3. Recruiting has shifted irrevocably since the last time Nebraska was elite. They're not pulling top 100 guys out of coastal metros anymore. Lincoln is a hard sell in the best of times, and they're still trying to recruit like it's 1997. They need to double down on the Wisconsin recruiting approach and stop trying to be Ohio State. Of course that means fully admitting and committing to the notion that you're not who you used to be and the Nebraska of the 90's is never coming back. Hard sell with that fan base.
4. The institutional leadership is terrible and rudderless. They have a lot of resources with no idea how to utilize them. They're like an even more clueless version of Texas, which should tell you everything you need to know.

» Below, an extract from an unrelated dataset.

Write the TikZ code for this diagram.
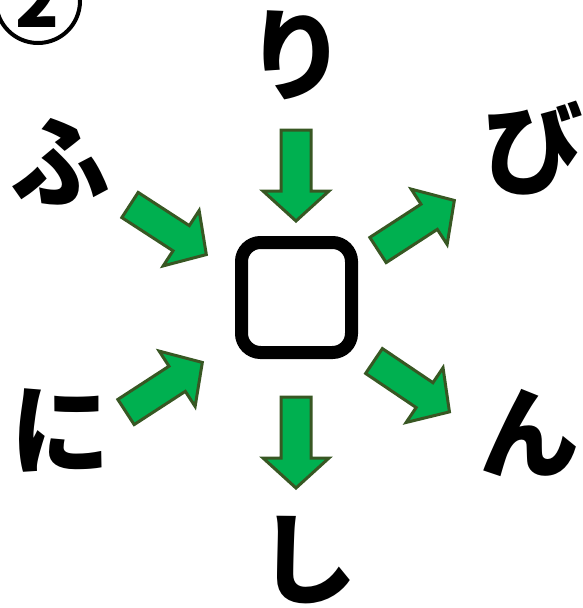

Whoever walks into that gig is walking into a lion's den with a toothpick. They're set up to fail from minute one, and if anyone thinks that's the kind of gig Aranda would jump at, then I would argue they don't know Aranda's personality very well.
I don't think Nebraska is dead, but it's going to take a unique coach with a very specific set of skills to revive it. They need a complete rebuild, from the ground up, making Matt Rhule a better target IMO than Aranda.
They need a guy with a proven track record of turning around programs that rely more on under-the-radar talent, player development and culture than name brand. Rhule is that guy. He'd be blasted there after a year like he's been everywhere else he's coached. But once people saw the method to his madness and the fruits of his labor, he'd win them over.
And even if he were to get wanderlust, he'd do more in three or four years there than anyone else they could hire and set the next coach up with a strong foundation to build on what he started.